Pas de véritable alternative

Ces tensions ont vraiment surgi en 2004, lors des élections présidentielles opposant principalement Viktor Ioutchtenko, du parti Notre Ukraine (pro-UE) et Viktor Ianoukovitch, Premier ministre depuis 2002 du Parti des régions (pro-Russes), ayant les soutiens respectif de l’UE et des États-Unis d’un côté, de la Russie et de l’ancien Président de l’autre. Sur fond de corruption et de fraudes, la commission électorale annonce Ianoukovitch vainqueur, ce qui donne lieu à une mobilisation sans précédent des pro-Occidentaux : la Révolution orange, qui aboutira, avec fortes pressions diplomatiques des dits occidentaux, à la révision de la décision et à l’arrivée de Ioutchtenko au pouvoir. Les élections législatives de 2006 donneront le Parti des régions majoritaire, et Ianoukovitch sera nommé Premier ministre. Depuis, l’instabilité politique domine, sur fond de scandales financiers et de corruption dans chacun des deux camps. C’est dans ce contexte que l’extrême droite ukrainienne, ultranationaliste et pronazie, incarnée par le parti Svoboda (qui se réfère à l’Armée insurrectionnelle d’Ukraine et à la division SS Galicie, soutien d’Hitler contre l’URSS), voit son audience grossir, particulièrement dans la région de Lviv, où il récolte 30 % des voix.

Dans tout les cas, les Ukrainiens eux-mêmes n’ont rien à y gagner, car aucun des deux pouvoirs en train de se mettre en place ne propose de véritable alternative au système libéral et aux inégalités sociales et économiques. D’ailleurs, la prise de pouvoir des libéraux/fascistes comme des pro-Russes est facilitée et protégée par chaque puissance, car les deux parties ont intérêt à avoir un gouvernement sous leur contrôle en Ukraine.
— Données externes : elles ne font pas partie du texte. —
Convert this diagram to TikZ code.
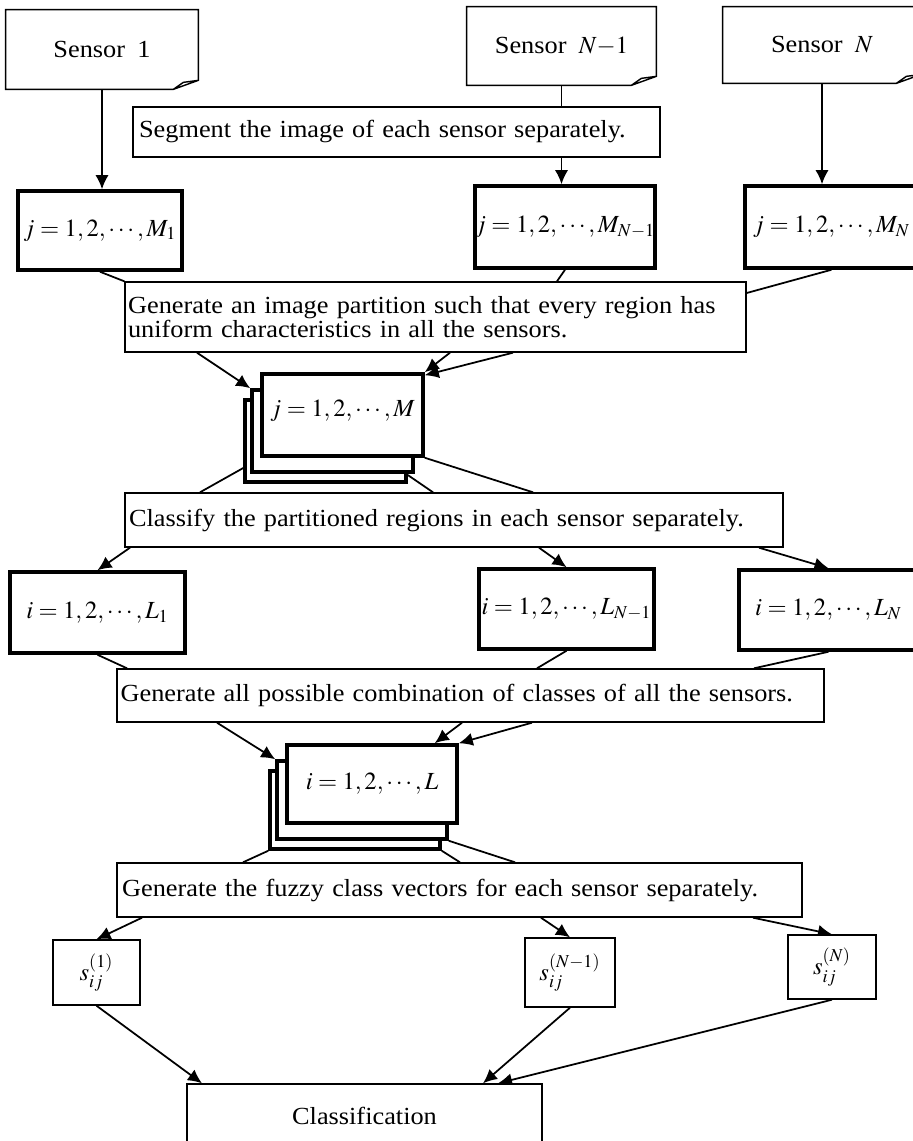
\documentclass[tikz,border=0pt]{standalone}
\usepackage{mathptmx}
\usepackage{fontspec}
\setmainfont{Liberation Serif}[FakeStretch=1.07]
\usetikzlibrary{arrows.meta,backgrounds}

\newcommand{\pxu}{0.02cm}
\newcommand{\widesp}{\spaceskip=7pt plus 1pt minus 1pt\relax}
\tikzset{
  every node/.style={font=\fontsize{14}{12.5}\selectfont\widesp, inner sep=0pt},
  sz/.style 2 args={minimum width=#1*\pxu, minimum height=#2*\pxu},
  textbox/.style={draw, line width=0.8pt, fill=white, align=left, inner xsep=0.06cm},
  ibox/.style={draw, line width=2pt, fill=white},
  sbox/.style={draw, line width=0.8pt, fill=white},
  conn/.style={line width=1pt},
  arr/.style={conn, -{Latex[length=8pt,width=7.5pt]}}
}

\begin{document}
\begin{tikzpicture}[x=\pxu, y=-\pxu]
\useasboundingbox (0,0) rectangle (912,1141);

% sensors
\node[sz={192}{79}] (sen1) at (102,49.5) {Sensor 1};
\node[sz={189}{78}] (senNm1) at (561.5,46) {Sensor $N{-}1$};
\node[sz={198}{76}] (senN) at (822,45) {Sensor $N$};
\foreach \sn in {sen1,senNm1,senN}
  \draw[line width=0.8pt] (\sn.north west) -- (\sn.north east) -- ([yshift=0.18cm]\sn.south east)
    -- ([xshift=-0.5cm]\sn.south east) -- (\sn.south west) -- cycle
    ([xshift=-0.5cm]\sn.south east) -- ([xshift=-0.3cm,yshift=0.14cm]\sn.south east) -- ([yshift=0.18cm]\sn.south east);

\node[textbox, sz={527}{50}, text width=10.3cm] (seg) at (396.5,132) {Segment the image of each sensor separately.};

\node[ibox, sz={164}{79}] (m1) at (100,230.5) {$j=1,2,\cdots,M_1$};
\node[ibox, sz={170}{82}] (mNm1) at (565,227) {$j=1,2,\cdots,M_{N-1}$};
\node[ibox, sz={173}{82}] (mN) at (831.5,227) {$j=1,2,\cdots,M_N$};

\node[textbox, sz={621}{70}, text width=12.3cm] (part) at (435.5,317) {Generate an image partition such that every region has\\uniform characteristics in all the sensors.};

% stacked regions
\node[ibox, sz={161}{82}] (mb) at (325.5,441) {};
\node[ibox, sz={161}{82}] (mm) at (332.5,431) {};
\node[ibox, sz={161}{82}] (mf) at (342.5,415) {\raisebox{0.25cm}{$j=1,2,\cdots,M$}};

\node[textbox, sz={658}{54}, text width=13cm] (cls) at (454,520) {Classify the partitioned regions in each sensor separately.};

\node[ibox, sz={175}{81}] (l1) at (97.5,612.5) {$i=1,2,\cdots,L_1$};
\node[ibox, sz={175}{80}] (lNm1) at (566.5,609) {$i=1,2,\cdots,L_{N-1}$};
\node[ibox, sz={179}{80}] (lN) at (828.5,610) {$i=1,2,\cdots,L_N$};

\node[textbox, sz={707}{53}, text width=14cm] (comb) at (470.5,695.5) {Generate all possible combination of classes of all the sensors.};

% stacked classes
\node[ibox, sz={170}{78}] (lb) at (355,810) {};
\node[ibox, sz={170}{78}] (lm) at (362,800) {};
\node[ibox, sz={170}{78}] (lf) at (372,784) {$i=1,2,\cdots,L$};

\node[textbox, sz={685}{54}, text width=13.5cm] (fuz) at (459.5,890) {Generate the fuzzy class vectors for each sensor separately.};

\node[sbox, sz={87}{65}] (s1) at (96.5,972.5) {$s_{ij}^{(1)}$};
\node[sbox, sz={90}{69}] (sNm1) at (570,972.5) {$s_{ij}^{(N-1)}$};
\node[sbox, sz={88}{64}] (sN) at (832,967) {$s_{ij}^{(N)}$};

\node[sbox, sz={355}{64}] (clf) at (364.5,1116) {Classification};

\begin{scope}[on background layer]
\fill[white] (0,0) rectangle (912,1141);
\draw[arr] (sen1.south) -- (sen1.south |- m1.north);
\draw[arr] (senNm1.south) -- (senNm1.south |- mNm1.north);
\draw[arr] (senN.south) -- (senN.south |- mN.north);
\draw[conn] (m1.south) -- (part.north west);
\draw[conn] (mNm1.south) -- (557,0 |- part.north);
\draw[conn] (mN.south) -- (part.east |- 0,293);

\draw[arr] (197,0 |- part.south) -- (mm.north west);
\draw[arr] (450,0 |- part.south) -- (mf.north east);
\draw[arr] (513,0 |- part.south) -- ([yshift=-0.06cm]mf.north east);
\draw[conn] (mb.west |- 0,468) -- (200,0 |- cls.north);
\draw[conn] (mb.east |- 0,475) -- (433,0 |- cls.north);
\draw[conn] (mf.south east) -- (533,0 |- cls.north);

\draw[arr] (130,0 |- cls.south) -- (l1.north);
\draw[arr] (539,0 |- cls.south) -- (lNm1.north);
\draw[arr] (759,0 |- cls.south) -- (lN.north);
\draw[conn] (l1.south) -- (127,0 |- comb.north);
\draw[conn] (lNm1.south) -- (537,0 |- comb.north);
\draw[conn] (lN.south) -- (754,0 |- comb.north);

\draw[arr] (217,0 |- comb.south) -- (lm.north west);
\draw[arr] (462,0 |- comb.south) -- ([xshift=-0.48cm]lf.north east);
\draw[arr] (532,0 |- comb.south) -- (lf.north east);
\draw[conn] (lb.south west) -- (243,0 |- fuz.north);
\draw[conn] (lb.south east) -- (460,0 |- fuz.north);
\draw[conn] (lm.south east) -- (515,0 |- fuz.north);

\draw[arr] (142,0 |- fuz.south) -- (s1.north);
\draw[arr] (541,0 |- fuz.south) -- (sNm1.north);
\draw[arr] (753,0 |- fuz.south) -- (sN.north);
\draw[arr] (s1.south) -- (202,0 |- clf.north);
\draw[arr] (sNm1.south) -- (483,0 |- clf.north);
\draw[arr] (sN.south) -- (498,0 |- clf.north);
\end{scope}
\end{tikzpicture}
\end{document}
Tout est-il définitivement perdu ? Cela dépendra des capacités d’organisation et de mobilisation de la gauche révolutionnaire et du mouvement social. La coordination des libertaires en Ukraine et des pays limitrophes est donc cruciale. Plusieurs appels à l’union, contre l’intervention russe et contre la guerre, sans illusion sur le nouveau gouvernement de Kiev, émanant d’organisations anarchistes ukrainiennes, vont dans ce sens.